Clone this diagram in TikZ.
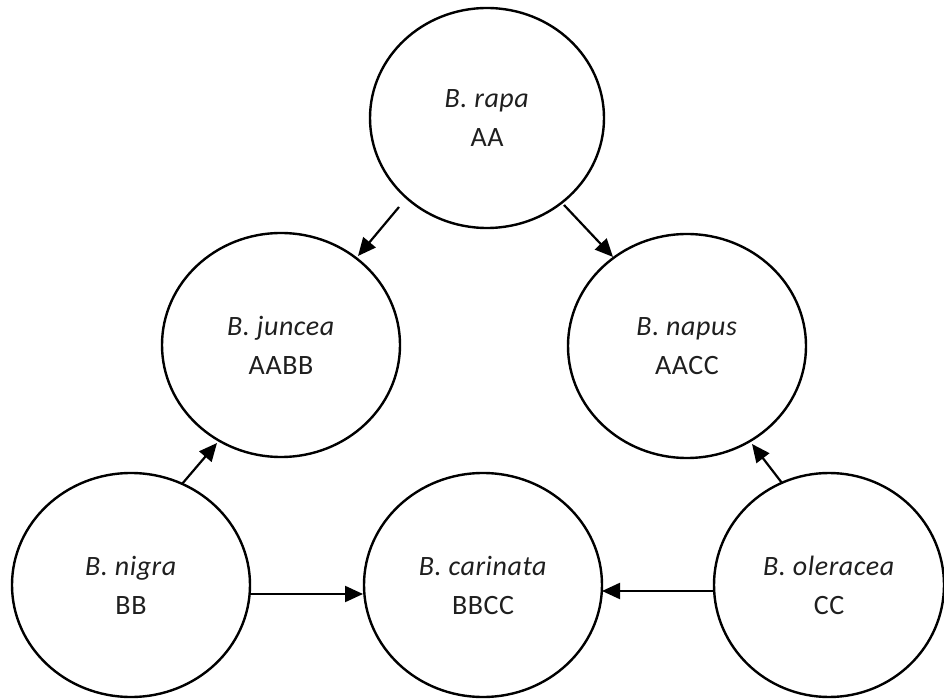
\documentclass[tikz,border=0pt]{standalone}
\usepackage{fontspec}
\setmainfont{Carlito}[LetterSpace=2]
\usetikzlibrary{shapes.geometric,arrows.meta}
\tikzset{
  sp/.style={ellipse, draw, line width=2.4pt, minimum width=238pt, minimum height=224pt,
    inner sep=0pt, align=center, font=\fontsize{28}{39}\selectfont, text=black!88},
  arr/.style={line width=2.2pt, -{Triangle[length=18pt,width=16pt]}}
}
\begin{document}
\begin{tikzpicture}[x=1pt,y=1pt]
\useasboundingbox (0,0) rectangle (944,699);
\node[sp, minimum width=234pt, minimum height=220pt] (rapa) at (487,581) {\textit{B. rapa}\\AA};
\node[sp] (juncea) at (281,354) {\textit{B. juncea}\\AABB};
\node[sp] (napus) at (687,353) {\textit{B. napus}\\AACC};
\node[sp] (nigra) at (131,114) {\textit{B. nigra}\\BB};
\node[sp] (carinata) at (483,114) {\textit{B. carinata}\\BBCC};
\node[sp, minimum width=230pt] (oleracea) at (829,114) {\textit{B. oleracea}\\CC};
\draw[arr] ([shift={(-88,-89)}]rapa.center) -- ([shift={(77,89)}]juncea.center);
\draw[arr] ([shift={(77,-87)}]rapa.center) -- ([shift={(-74,89)}]napus.center);
\draw[arr] ([shift={(51,101)}]nigra.center) -- ([shift={(-64,-98)}]juncea.center);
\draw[arr] ([shift={(-47,102)}]oleracea.center) -- ([shift={(65,-98)}]napus.center);
\draw[arr] ([shift={(119,-9)}]nigra.center) -- ([shift={(-120,-9)}]carinata.center);
\draw[arr] ([shift={(-115,-6)}]oleracea.center) -- ([shift={(119,-6)}]carinata.center);
\end{tikzpicture}
\end{document}
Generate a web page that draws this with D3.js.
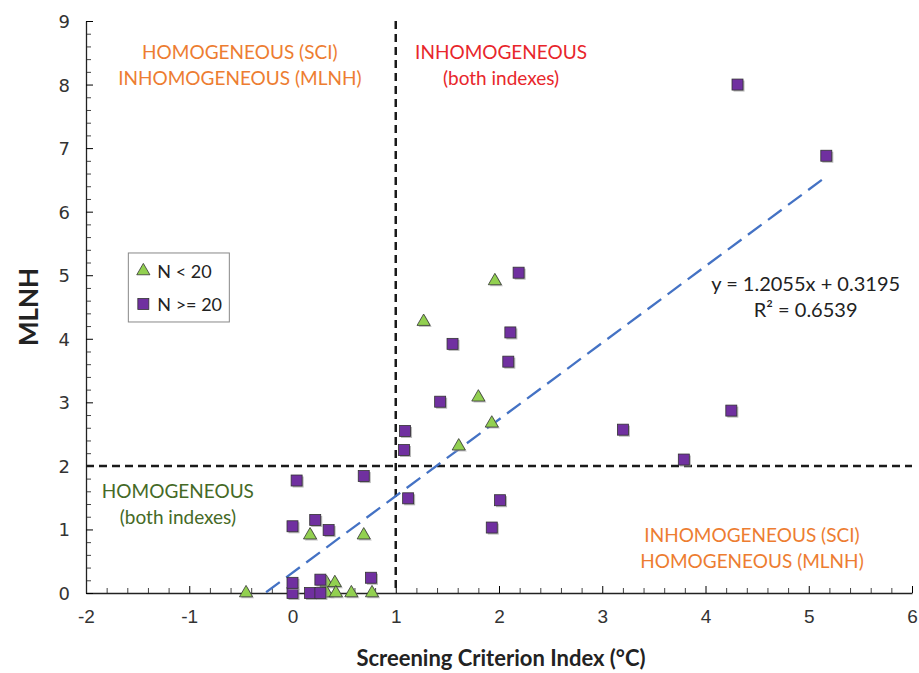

▶ [TASK TO COMPLETE]:
Omit the images and transcribe all of the records above word for word.

▶ [TASK RESPONSE]:
Clone this diagram in TikZ.
\documentclass[tikz,border=0pt]{standalone}
\usepackage{fontspec}
\setmainfont{Carlito}[LetterSpace=2]
\usetikzlibrary{shapes.geometric,arrows.meta}
\tikzset{
  sp/.style={ellipse, draw, line width=2.4pt, minimum width=238pt, minimum height=224pt,
    inner sep=0pt, align=center, font=\fontsize{28}{39}\selectfont, text=black!88},
  arr/.style={line width=2.2pt, -{Triangle[length=18pt,width=16pt]}}
}
\begin{document}
\begin{tikzpicture}[x=1pt,y=1pt]
\useasboundingbox (0,0) rectangle (944,699);
\node[sp, minimum width=234pt, minimum height=220pt] (rapa) at (487,581) {\textit{B. rapa}\\AA};
\node[sp] (juncea) at (281,354) {\textit{B. juncea}\\AABB};
\node[sp] (napus) at (687,353) {\textit{B. napus}\\AACC};
\node[sp] (nigra) at (131,114) {\textit{B. nigra}\\BB};
\node[sp] (carinata) at (483,114) {\textit{B. carinata}\\BBCC};
\node[sp, minimum width=230pt] (oleracea) at (829,114) {\textit{B. oleracea}\\CC};
\draw[arr] ([shift={(-88,-89)}]rapa.center) -- ([shift={(77,89)}]juncea.center);
\draw[arr] ([shift={(77,-87)}]rapa.center) -- ([shift={(-74,89)}]napus.center);
\draw[arr] ([shift={(51,101)}]nigra.center) -- ([shift={(-64,-98)}]juncea.center);
\draw[arr] ([shift={(-47,102)}]oleracea.center) -- ([shift={(65,-98)}]napus.center);
\draw[arr] ([shift={(119,-9)}]nigra.center) -- ([shift={(-120,-9)}]carinata.center);
\draw[arr] ([shift={(-115,-6)}]oleracea.center) -- ([shift={(119,-6)}]carinata.center);
\end{tikzpicture}
\end{document}
Generate a web page that draws this with D3.js.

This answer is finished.